Artist's rendering depicts energy shooting from a black hole in a new film at Clark Planetarium.
Clark Planetarium, Salt Lake City.
Around midnight some balmy summer night, when the moon isn't out and the stars are brilliant, look toward the south. Pay special attention to Sagittarius, where the Milky Way reaches the horizon, a constellation with the familiar asterism nicknamed the Teapot.
You will be staring in the direction of what Stacy Palen calls "the monster in the middle of our galaxy."
The monster is a supermassive black hole, this one technically known as Sagittarius A* (with the asterisk pronounced "star").

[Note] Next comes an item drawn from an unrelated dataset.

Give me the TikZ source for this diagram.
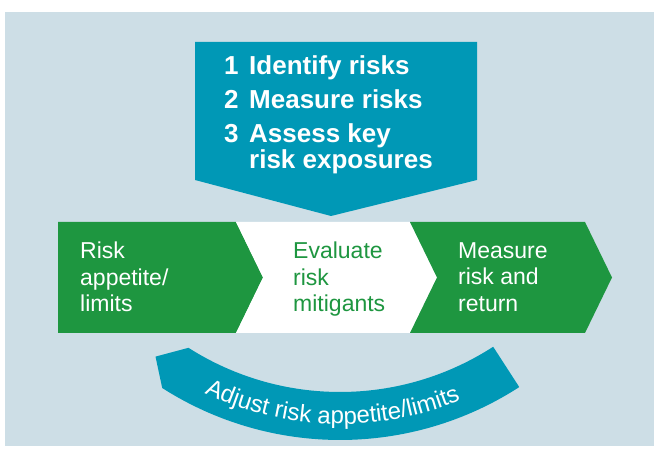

Its existence was confirmed in 1999 by the Chandra X-Ray Observatory, an orbiting detector able to peer through the dust that obscures the center of our galaxy.
Black holes are objects so massive that nothing, not even light, can escape from them. Some are thought to form when large stars implode and the material keeps on condensing. Black holes are so bizarre that they warp space and time.

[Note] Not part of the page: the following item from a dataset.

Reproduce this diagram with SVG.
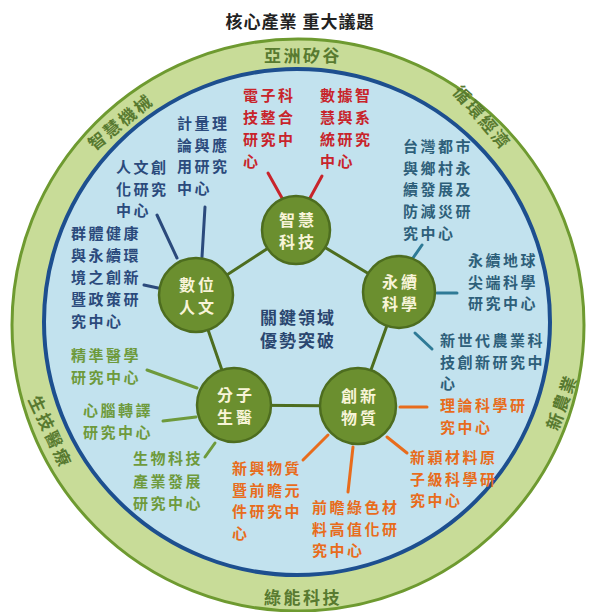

Material captured in the gravity sink of a black hole may rotate around it in an accretion disk before falling in. Some black holes have jets of material flying away from the accretion disk.
Photos of stars orbiting the Milky Way's "monster" show enough motion that scientists were able to calculate the mass of the black hole that has captured them, said Palen, an assistant professor of physics at Weber State University.
The director of WSU's Ott Planetarium, Palen earned her Ph.D. in physics from the University of Iowa. She has traveled the world doing astronomical research, has published a study guide to astronomy and is a dynamic lecturer.
The Milky Way monster has as much mass as 2.6 million of our suns would have, she said. All of it is in a small realm at the middle of our home galaxy.
"Astronomers, of course, wander around sockless all the time because they keep getting their socks knocked off," she said.
Palen spoke last week in a lecture at Clark Planetarium, located at The Gateway, 110 S. 400 West. Her talk marked the premiere of a production by the planetarium, "Black Holes," narrated by the actor John de Lancie, who played the character "Q" in the TV series "Star Trek: The Next Generation."
The 35-minute digital film was written, directed and produced in the planetarium's studios, says a press release sent by spokeswoman Marit Fischer. It "will be distributed worldwide and has been pre-sold to a number of theaters, even before the debut," Fischer wrote.
"Black Holes" plays twice daily at the planetarium, according to the facility's Web site.